Despite technology being essential when it comes to thriving in this space, there is an immense lack of resources and experience when it comes to tech-savvy individuals in the retail industry. I suspect that pending H1B changes are going to rock the industry as well. It also does not help that the IT department is usually high on the business resources chopping block.

A key example was a major global conglomerate retailer that just announced massive store closures. They were unable after 5 conference calls to get a team together that could enact a router policy change on a single pilot stores stack. That’s not a joke.

If this sounds familiar it’s time to move quickly to make some changes.
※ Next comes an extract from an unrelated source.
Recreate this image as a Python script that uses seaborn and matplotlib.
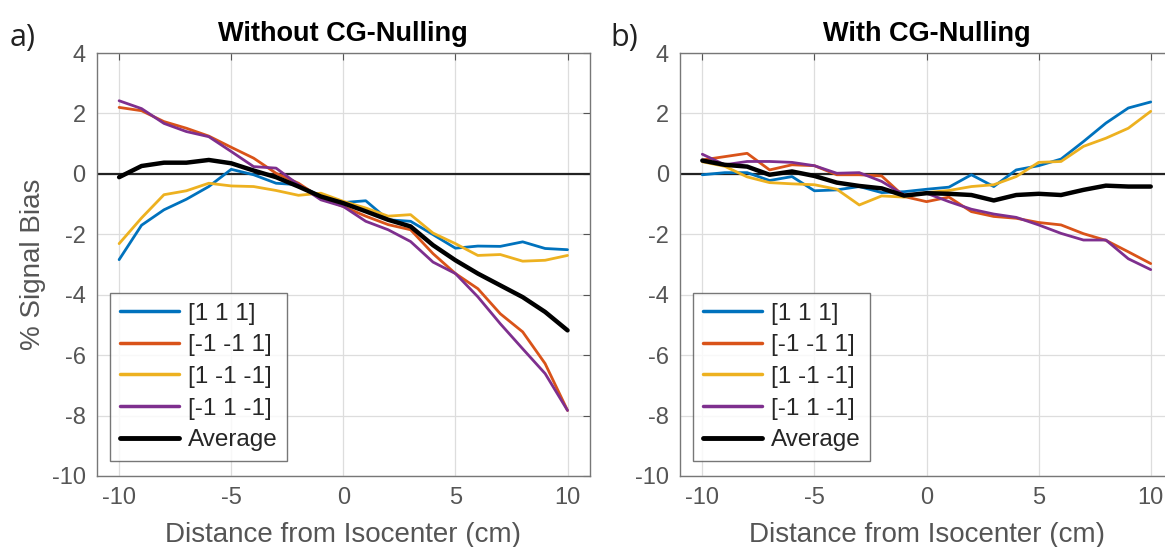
import numpy as np
import pandas as pd
import matplotlib
matplotlib.use("Agg")
import matplotlib.pyplot as plt
import seaborn as sns

x = list(range(-10, 11))
series_names = ["[1 1 1]", "[-1 -1 1]", "[1 -1 -1]", "[-1 1 -1]", "Average"]
colors = ["#0072BD", "#D95319", "#EDB120", "#7E2F8E", "#000000"]

# Panel a) Without CG-Nulling
a_111 = [-2.84, -1.70, -1.19, -0.84, -0.42, 0.15, -0.03, -0.31, -0.36, -0.75, -0.95,
         -0.89, -1.52, -1.57, -2.01, -2.46, -2.39, -2.40, -2.25, -2.47, -2.51]
a_m1m11 = [2.20, 2.09, 1.73, 1.51, 1.25, 0.88, 0.52, 0.02, -0.31, -0.80, -1.08,
           -1.40, -1.68, -1.85, -2.64, -3.30, -3.80, -4.63, -5.23, -6.28, -7.83]
a_1m1m1 = [-2.31, -1.46, -0.69, -0.56, -0.31, -0.40, -0.42, -0.55, -0.71, -0.64, -0.91,
           -1.13, -1.40, -1.35, -1.96, -2.31, -2.70, -2.67, -2.89, -2.86, -2.70]
a_m11m1 = [2.42, 2.16, 1.67, 1.40, 1.23, 0.74, 0.24, 0.19, -0.36, -0.86, -1.08,
           -1.57, -1.85, -2.24, -2.92, -3.30, -4.07, -4.96, -5.79, -6.61, -7.83]
a_avg = [-0.11, 0.26, 0.37, 0.37, 0.46, 0.35, 0.11, -0.11, -0.42, -0.75, -0.97,
         -1.24, -1.52, -1.74, -2.36, -2.86, -3.30, -3.69, -4.08, -4.57, -5.18]

# Panel b) With CG-Nulling
b_111 = [-0.03, 0.04, 0.04, -0.22, -0.09, -0.56, -0.53, -0.42, -0.62, -0.59, -0.51,
         -0.44, -0.03, -0.42, 0.13, 0.27, 0.49, 1.07, 1.68, 2.18, 2.38]
b_m1m11 = [0.46, 0.57, 0.68, 0.13, 0.30, 0.27, -0.03, -0.03, -0.07, -0.75, -0.92,
           -0.77, -1.25, -1.41, -1.47, -1.61, -1.69, -1.98, -2.20, -2.58, -2.97]
b_1m1m1 = [0.40, 0.25, -0.10, -0.29, -0.33, -0.36, -0.51, -1.03, -0.73, -0.77, -0.62,
           -0.55, -0.42, -0.36, -0.09, 0.38, 0.41, 0.91, 1.18, 1.51, 2.07]
b_m11m1 = [0.65, 0.30, 0.41, 0.41, 0.38, 0.27, 0.02, 0.04, -0.25, -0.70, -0.64,
           -0.92, -1.17, -1.33, -1.44, -1.69, -1.97, -2.19, -2.19, -2.81, -3.17]
b_avg = [0.44, 0.30, 0.24, -0.03, 0.08, -0.07, -0.29, -0.40, -0.48, -0.72, -0.64,
         -0.66, -0.70, -0.88, -0.70, -0.66, -0.70, -0.53, -0.39, -0.42, -0.42]

panels = [
    ("a)", "Without CG-Nulling", [a_111, a_m1m11, a_1m1m1, a_m11m1, a_avg]),
    ("b)", "With CG-Nulling", [b_111, b_m1m11, b_1m1m1, b_m11m1, b_avg]),
]

sns.set_theme(style="white")
plt.rcParams['font.family'] = ['Liberation Sans', 'DejaVu Sans']

fig = plt.figure(figsize=(11.65, 5.47), dpi=100)
axes_pos = [[0.083, 0.1298, 0.4234, 0.7733], [0.5836, 0.1298, 0.4234, 0.7733]]
grey = "#555555"

for i, (tag, title, vals) in enumerate(panels):
    ax = fig.add_axes(axes_pos[i])
    ax.axhline(0, color="#222222", lw=1.6, zorder=1)
    for name, col, v in zip(series_names, colors, vals):
        df = pd.DataFrame({"x": x, "y": v})
        sns.lineplot(data=df, x="x", y="y", ax=ax, color=col,
                     lw=3.2 if name == "Average" else 2.0, label=name, zorder=3)
    ax.set_xlim(-11, 11)
    ax.set_ylim(-10, 4)
    ax.set_xticks([-10, -5, 0, 5, 10])
    ax.set_yticks([-10, -8, -6, -4, -2, 0, 2, 4])
    ax.set_xticklabels(["-10", "-5", "0", "5", "10"])
    ax.set_yticklabels(["-10", "-8", "-6", "-4", "-2", "0", "2", "4"])
    ax.grid(True, color="#dddddd", lw=0.9)
    ax.tick_params(direction="in", length=5, width=0.8, colors=grey,
                   labelsize=17, top=True, right=True, pad=8, labelcolor=grey)
    for s in ax.spines.values():
        s.set_color("#777777")
        s.set_linewidth(1.0)
    ax.set_xlabel("Distance from Isocenter (cm)", fontsize=20, color=grey, labelpad=9)
    if i == 0:
        ax.set_ylabel("% Signal Bias", fontsize=20, color=grey, labelpad=4)
    else:
        ax.set_ylabel("")
    ax.set_title(title, fontsize=19.5, fontweight="bold", color="black", pad=9)
    leg = ax.legend(loc="lower left", fontsize=17.5, frameon=True, fancybox=False,
                    handlelength=2.45, handletextpad=0.35, borderpad=0.4,
                    labelspacing=0.4, borderaxespad=0.0,
                    bbox_to_anchor=(0.027, 0.035))
    leg.get_frame().set_edgecolor("#555555")
    leg.get_frame().set_linewidth(1.0)
    for h in leg.get_lines():
        h.set_linewidth(3.5 if h.get_label() == "Average" else 2.5)
    fig.text(axes_pos[i][0] - 0.075 if i == 0 else axes_pos[i][0] - 0.06, 0.915, tag,
             fontsize=22, family=["Open Sans", "DejaVu Sans"], color="#222222")

fig.savefig("out.png", dpi=100)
Playing Against a Stacked Deck

The best retailers in the industry are risk-takers. They are not afraid of failure and are innovative at their very core. They know their brand so well that they project it and draw customers to them. They don’t have an existential crisis about “who is the customer” and they don’t hire consultants to periodically dive in and tell them. Be genuine and set the trend.

I’m looking at you LuluLemon. Great work.

Amazon, has ended hundreds of online retailers in its wake. Once they have a strategy in place the company pushes it forward at breakneck speed, which has turned them into an online retail giant. Add in a dash of fawning media praise for projects that don’t do so well, such as Amazon Go, and you have a recipe for tough competition.

Don’t play their game. You are different – you have stores, you have a brand, you can tell stories that they simply cannot.
Get to work connecting your Associates with your Customers. Believe in both groups.

Beating the “Slow No”

Retailers have to start trusting their gut instincts more and initiate strong calls to action if they want to beat the “slow no.” Here are a few ways I think this can be achieved:

  • Create timelines that inspire action. Scale your decision making and initiative testing timelines so that they coincide with the amount of time the teams making decisions are in their decision making roles.
  • Use metrics that work, and go with your gut. Don’t believe a third party analytics suite, and don’t believe that comps matter. Get into the stores and realize that the only metric that matters is the experience in the store. Find a metric that makes you proactive instead of reactive, and don’t believe a red-light/green-light black box.
  • Hire young, motivated talent and believe in them. Younger teams tend not to accept a problem as being a permanent one, and are more willing to take the risks necessary to find a solution. Don’t just hire them- give them authority to innovate. Make that the culture. If you’re not finding people who think fast, fail fast, and aren’t afraid of some misses- you’re setting up your own retail “slow no” moment.
  • Start celebrating risk. Wall Street may frown upon you and fellow retailers may give you the cold shoulder, but remember that the best competitors in retail are regularly praised for their boldness—even when their plans fail. This isn’t War Games and you’re not Matthew Broderick.
  • Pick solution providers with passion and expertise. Obviously, that means working with me if you’re focused on the fitting room or call buttons, or any number of other things – but really it means finding someone who you can trust to partner with and make it happen. Nothing is plug and play at scale, and that’s what you need to be focused on as a retailer. Find industry vetted partners who can deploy to every single store. Find your advantages and move them to those stores- rinse and repeat.
  • Don’t spec technology that’s only for the flagship. If you can’t move it to the whole chain, stop chasing it. The industry needs to show experience to as many people as possible and fast. Sure it looks awesome in NYC|Milan|Hong Kong but it’s going to win your brand in Schaumburg and Greensboro.

Retailers who drag their feet and choose inaction over action miss out on opportunities and are immediately outpaced by their forward-thinking competitors. I believe it is those which choose to embrace the ever-changing landscape of retail by implementing new technologies, producing clear expectations and outcomes at the end of every meeting, those who take action are going to be able to bend “slow no” to their will and stop it in its tracks.